C’est en fin de compte  une histoire banale et classique des représentations culturelles de l’autisme: l’enfant doit être “guéri,”  grâce au sacrifice de leurs proches  qui luttent contre l’autisme pour rendre l’enfant “normal.”  Ce combat sert à éviter la sentence réservée à la majorité des personnes handicapée : aller en centre spécialisé ou en hôpital psychiatrique qui est synonyme d’enfermement, d’absence d’autonomie corporelle, de privation de liberté et de mort sociale à l’écart de la société.

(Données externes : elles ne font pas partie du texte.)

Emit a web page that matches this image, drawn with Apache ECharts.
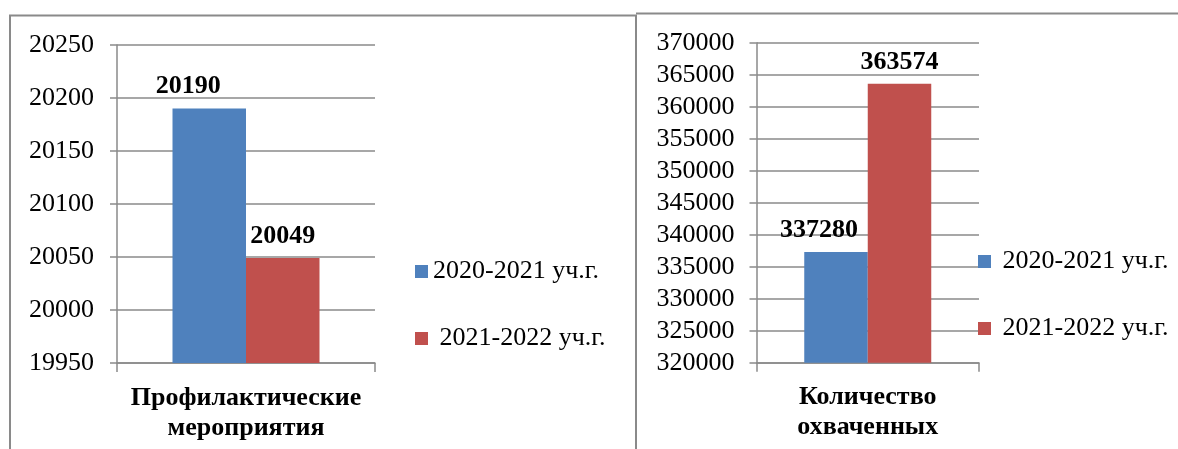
<!DOCTYPE html>
<html>
<head>
<meta charset="utf-8">
<script src="https://cdn.jsdelivr.net/npm/echarts@6/dist/echarts.min.js"></script>
<style>
html,body{margin:0;padding:0;background:#fff;}
#chart{width:1178px;height:449px;}
</style>
</head>
<body>
<div id="chart"></div>
<script>
// ---- data ----
const seriesNames = ['2020-2021 уч.г.', '2021-2022 уч.г.'];
const leftCategory = ['Профилактические\nмероприятия'];
const leftValues2020 = [20190];
const leftValues2021 = [20049];
const rightCategory = ['Количество\nохваченных'];
const rightValues2020 = [337280];
const rightValues2021 = [363574];
const leftAxis = { min: 19950, max: 20250, interval: 50 };
const rightAxis = { min: 320000, max: 370000, interval: 5000 };

const FONT = '"Liberation Serif", "Times New Roman", serif';
const BLUE = '#4F81BD';
const RED = '#C0504D';
const GRAY = '#8a8a8a';

const chart = echarts.init(document.getElementById('chart'), null, { renderer: 'canvas' });

function xAxisCfg(gridIndex, cats) {
  return {
    type: 'category', gridIndex: gridIndex, data: cats,
    axisLine: { lineStyle: { color: GRAY, width: 1.5 } },
    axisTick: { show: true, length: 9, lineStyle: { color: GRAY, width: 1.5 } },
    axisLabel: { fontFamily: FONT, fontWeight: 'bold', fontSize: 26, color: '#000', lineHeight: 30, margin: 20, interval: 0 },
    splitLine: { show: false }
  };
}
function yAxisCfg(gridIndex, ax, margin) {
  return {
    type: 'value', gridIndex: gridIndex, min: ax.min, max: ax.max, interval: ax.interval,
    axisLine: { show: true, lineStyle: { color: GRAY, width: 1.5 } },
    axisTick: { show: true, length: 7, lineStyle: { color: GRAY, width: 1.5 } },
    axisLabel: { fontFamily: FONT, fontSize: 26, color: '#000', margin: margin,
      formatter: function (v) { return String(v); } },
    splitLine: { show: true, lineStyle: { color: GRAY, width: 1.5 } }
  };
}
function labelCfg(offsetX) {
  return {
    show: true, position: 'top', distance: 9, offset: [offsetX, 0],
    fontFamily: FONT, fontWeight: 'bold', fontSize: 26, lineHeight: 26, color: '#000'
  };
}
function legendCfg(left, top, prefixes) {
  return {
    orient: 'vertical', left: left, top: top,
    itemWidth: 13, itemHeight: 13, itemGap: 41, icon: 'rect',
    data: seriesNames,
    formatter: function (name) { return prefixes[seriesNames.indexOf(name)] + name; },
    textStyle: { fontFamily: FONT, fontSize: 26, color: '#000', lineHeight: 26 },
    selectedMode: false
  };
}

const option = {
  backgroundColor: '#fff',
  animation: false,
  grid: [
    { left: 117, top: 45, width: 258, height: 318 },
    { left: 756.5, top: 42.7, width: 222.5, height: 320 }
  ],
  xAxis: [xAxisCfg(0, leftCategory), xAxisCfg(1, rightCategory)],
  yAxis: [yAxisCfg(0, leftAxis, 23), yAxisCfg(1, rightAxis, 22)],
  legend: [
    legendCfg(410, 253.5, ['', ' ']),
    legendCfg(973, 243.5, [' ', ' '])
  ],
  series: [
    { name: seriesNames[0], type: 'bar', xAxisIndex: 0, yAxisIndex: 0, data: leftValues2020,
      barWidth: 73.5, barGap: '0%', itemStyle: { color: BLUE }, label: labelCfg(-21) },
    { name: seriesNames[1], type: 'bar', xAxisIndex: 0, yAxisIndex: 0, data: leftValues2021,
      barWidth: 73.5, barGap: '0%', itemStyle: { color: RED }, label: labelCfg(0) },
    { name: seriesNames[0], type: 'bar', xAxisIndex: 1, yAxisIndex: 1, data: rightValues2020,
      barWidth: 63.5, barGap: '0%', itemStyle: { color: BLUE }, label: labelCfg(-17) },
    { name: seriesNames[1], type: 'bar', xAxisIndex: 1, yAxisIndex: 1, data: rightValues2021,
      barWidth: 63.5, barGap: '0%', itemStyle: { color: RED }, label: labelCfg(0) }
  ],
  graphic: [
    { type: 'polyline', shape: { points: [[10, 449], [10, 15.5], [636, 15.5], [636, 449]] },
      style: { stroke: GRAY, lineWidth: 2, fill: null }, silent: true },
    { type: 'line', shape: { x1: 636, y1: 13.5, x2: 1178, y2: 13.5 },
      style: { stroke: GRAY, lineWidth: 2 }, silent: true }
  ]
};
chart.setOption(option);
</script>
</body>
</html>
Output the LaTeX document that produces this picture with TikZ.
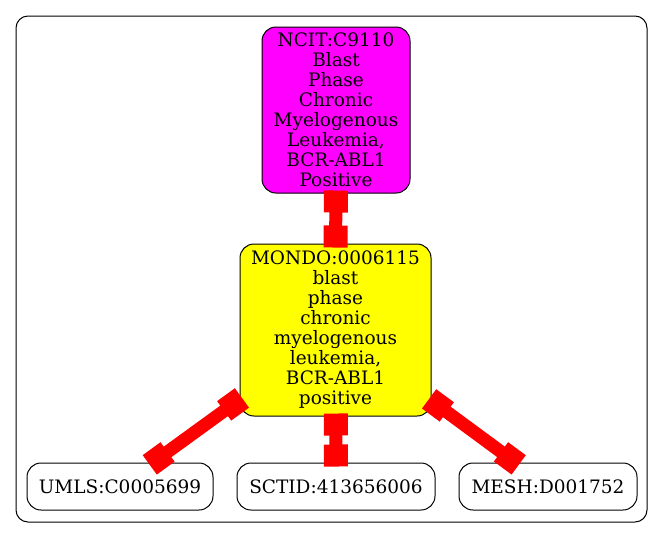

C’est en réalité un faux dilemme  : mettre en valeur ce discours c’est faire des personnes handicapées des faire-valoir, source de privilèges (culturels, politiques, matériels, financiers etc) pour les personnes valides, mises au centre du débat sur le handicap.  Nos droits fondamentaux,  la question des discriminations dont on fait l’objet et la justice dans l’accès aux ressources économiques et matérielles pour notre autonomie ne sont que rarement abordés dans ces représentations culturelles et médiatiques.

D’autres critiques sont venues de la communauté autiste :  le cripping-up qui fait jouer une actrice non-autiste à la place d’une personne autiste actrice ou danseuse, moins privilégiée dans l’industrie culturelle. SIA considère que cela serait trop dangereux pour une personne non-oralisante au lieu de rendre accessible le projet. En effet, des projets comme In the Loop des Studios Pixar ou Listen se sont adaptés aux personnes autistes non-oralisantes en évitant un studio sensoriellement inadapté. SIA a très mal réagi à ces critiques légitimes. Elle a refusé toutes ces critiques et a fait preuve d’un validisme en attaquant des autistes publiquement sur son twitter, les exposant au cyberharcèlement de ses fans. Elle a ignoré sciemment la compétence et l’expression des personnes autistes, y compris non-oralisantes. Elle s’est basée sur le conseil tardif de Autism Speaks qui est une organisation eugéniste prônant le dépistage prénatal de l’autisme, la recherche biomédicale et les méthodes comportementales pour nous guérir. Elle invoque “ses amis autistes” et sa relation douteuse avec un jeune mineur autiste de 16 ans comme bouclier aux critiques de sa méconnaissance de l’autisme. SIA a promis de retirer les scènes de contention où Ebo écrase Music, mais dans la version disponible sur internet, ces scènes sont toujours là et sans avertissement de contenu.

En conclusion, SIA n’est en aucun cas une alliée de la communauté autiste et “Music” a été un vrai désastre pour elle et les personnes qu’elle a souhaité représenter.  Son film est nuisible à notre représentation, il est stéréotypé sur toutes les minorités et est surtout très nul d’un point de vue cinématographique. Il est non représentatif de nos vies, mêmes handicapées. Nous sommes encore réduit.e.s, à l’écran, à des objets de consommation et des accessoires de l’intrigue pour faire progresser l’histoire des personnages valides. SIA a réussi l’exploit de nier notre handicap tout en nous représentant comme des fardeaux, faisant des crises sans raison et en gênant notre entourage.  Ne pas montrer notre réalité c’est ignorer les injustices,  les discriminations, le manque d’accessibilité et d’aide humaine que nous vivons dans la vie quotidienne. C’est produire un décalage auprès des parents et personnes neurotypiques entre leurs proches et cette représentation, pire cela peut induire l’idée qu’il serait possible d’être ainsi et de renforcer des interventions violentes et maltraitantes à notre encontre pour rentrer dans la norme valide.